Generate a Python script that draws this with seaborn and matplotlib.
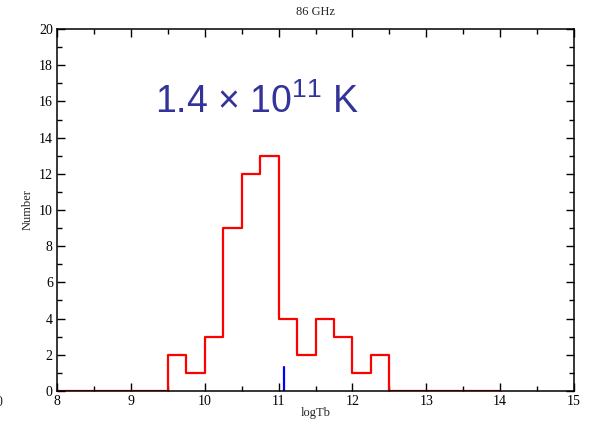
import numpy as np
import seaborn as sns
import matplotlib.pyplot as plt
from matplotlib.ticker import MultipleLocator

# histogram of log brightness temperature, 0.25 bins from 8 to 14
bin_edges = [8.0, 8.25, 8.5, 8.75, 9.0, 9.25, 9.5, 9.75, 10.0, 10.25, 10.5, 10.75,
             11.0, 11.25, 11.5, 11.75, 12.0, 12.25, 12.5, 12.75, 13.0, 13.25, 13.5,
             13.75, 14.0]
counts = [0, 0, 0, 0, 0, 0, 2, 1, 3, 9, 12, 13, 4, 2, 4, 3, 1, 2, 0, 0, 0, 0, 0, 0]
marker_x = [11.08, 11.08]
marker_y = [0, 1.3]

centers = [(a + b) / 2 for a, b in zip(bin_edges[:-1], bin_edges[1:])]

sns.set_style("ticks")
plt.rcParams["font.family"] = ["Liberation Serif", "DejaVu Serif"]
plt.rcParams["mathtext.fontset"] = "custom"
plt.rcParams["mathtext.rm"] = "Liberation Sans"
plt.rcParams["mathtext.it"] = "Liberation Sans"

fig = plt.figure(figsize=(5.9, 4.26), dpi=100)
ax = fig.add_axes([0.0966, 0.0822, 0.8763, 0.8497])

sns.histplot(x=centers, weights=counts, bins=bin_edges, element="step", fill=False,
             color="#ff0000", linewidth=1.6, ax=ax)
sns.lineplot(x=marker_x, y=marker_y, color="#0000ff", linewidth=1.6, ax=ax,
             estimator=None, sort=False)

ax.set_xlim(8, 15)
ax.set_ylim(0, 20)
ax.xaxis.set_major_locator(MultipleLocator(1))
ax.xaxis.set_minor_locator(MultipleLocator(0.5))
ax.yaxis.set_major_locator(MultipleLocator(2))
ax.yaxis.set_minor_locator(MultipleLocator(1))
ax.tick_params(which="both", direction="in", top=True, right=True,
               labelsize=10, width=1, colors="black", pad=3)
ax.tick_params(which="major", length=6)
ax.tick_params(which="minor", length=3.5)
for s in ax.spines.values():
    s.set_linewidth(1.1)
    s.set_color("black")

ax.set_title("86 GHz", fontsize=9, pad=10)
ax.set_xlabel("logTb", fontsize=9, labelpad=-1)
ax.set_ylabel("Number", fontsize=9, labelpad=4)

ax.text(9.33, 15.95, "1.4 \u00d7 10$^{11}$ K", fontsize=27, color="#333399",
        family="Liberation Sans", va="center", ha="left")

fig.text(0.006, 0.054, "10", fontsize=10, ha="right", va="center")

fig.savefig("out.png", dpi=100)
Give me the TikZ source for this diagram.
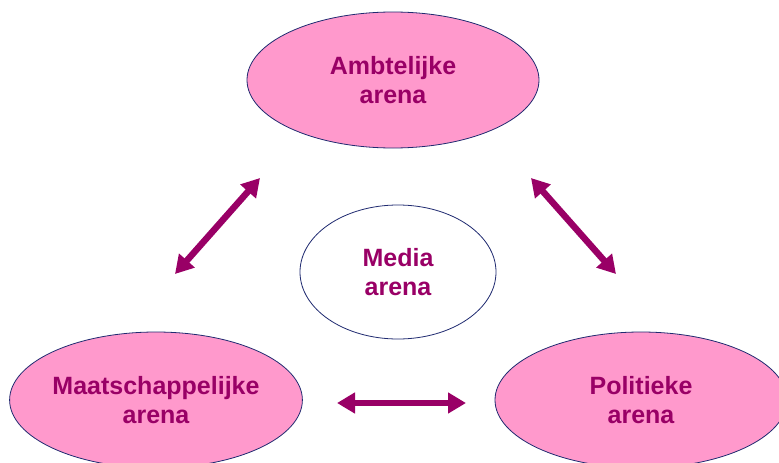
\documentclass[tikz,border=0pt]{standalone}
\usepackage{fontspec}
\setmainfont{Liberation Sans}
\usetikzlibrary{shapes.geometric,arrows.meta}
\definecolor{arenapink}{HTML}{FF99CC}
\definecolor{arenatext}{HTML}{990066}
\definecolor{arenaline}{HTML}{1F2A70}

\begin{document}
\begin{tikzpicture}[x=1pt,y=-1pt,
    arena/.style={ellipse,draw=arenaline,line width=0.8pt,fill=arenapink,inner sep=0pt,
        minimum width=292pt,minimum height=136pt,align=center,text=arenatext,
        font=\bfseries\fontsize{25}{29}\selectfont},
    link/.style={arenatext,line width=6.5pt,{Triangle[width=20pt,length=18pt]}-{Triangle[width=20pt,length=18pt]}}]
                    \useasboundingbox (0,0) rectangle (779,463);
                    \clip (0,0) rectangle (779,463);
                    \path
                    (393,80) node[arena](amb) {Ambtelijke\\arena}
                    (398,272) node[arena,fill=white,minimum width=196pt,minimum height=134pt](media) {Media\\arena}
                    (156,400) node[arena](maat) {Maatschappelijke\\arena}
                    (641,400) node[arena](pol) {Politieke\\arena};

                    \coordinate (ambL) at (260,178);
                    \coordinate (maatT) at (175,274);
                    \coordinate (ambR) at (531,178);
                    \coordinate (polT) at (616,274);
                    \coordinate (maatR) at (337,403);
                    \coordinate (polL) at (466,403);

                    \draw[link] (ambL) -- (maatT);
                    \draw[link] (ambR) -- (polT);
                    \draw[link] (maatR) -- (polL);
                \end{tikzpicture}
\end{document}
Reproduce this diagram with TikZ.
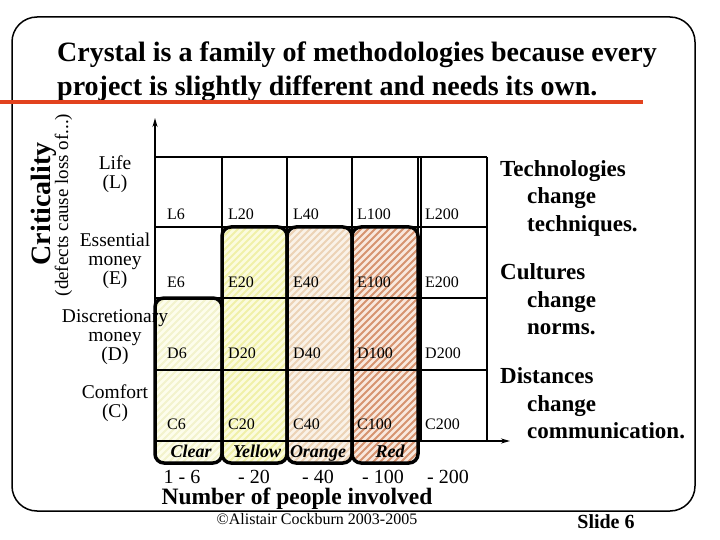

****************

[Your goal] Single out each line of the records above with the string "seaborn" in it, and copy it.

[Output]
Generate a Python script that draws this with seaborn and matplotlib.
import seaborn as sns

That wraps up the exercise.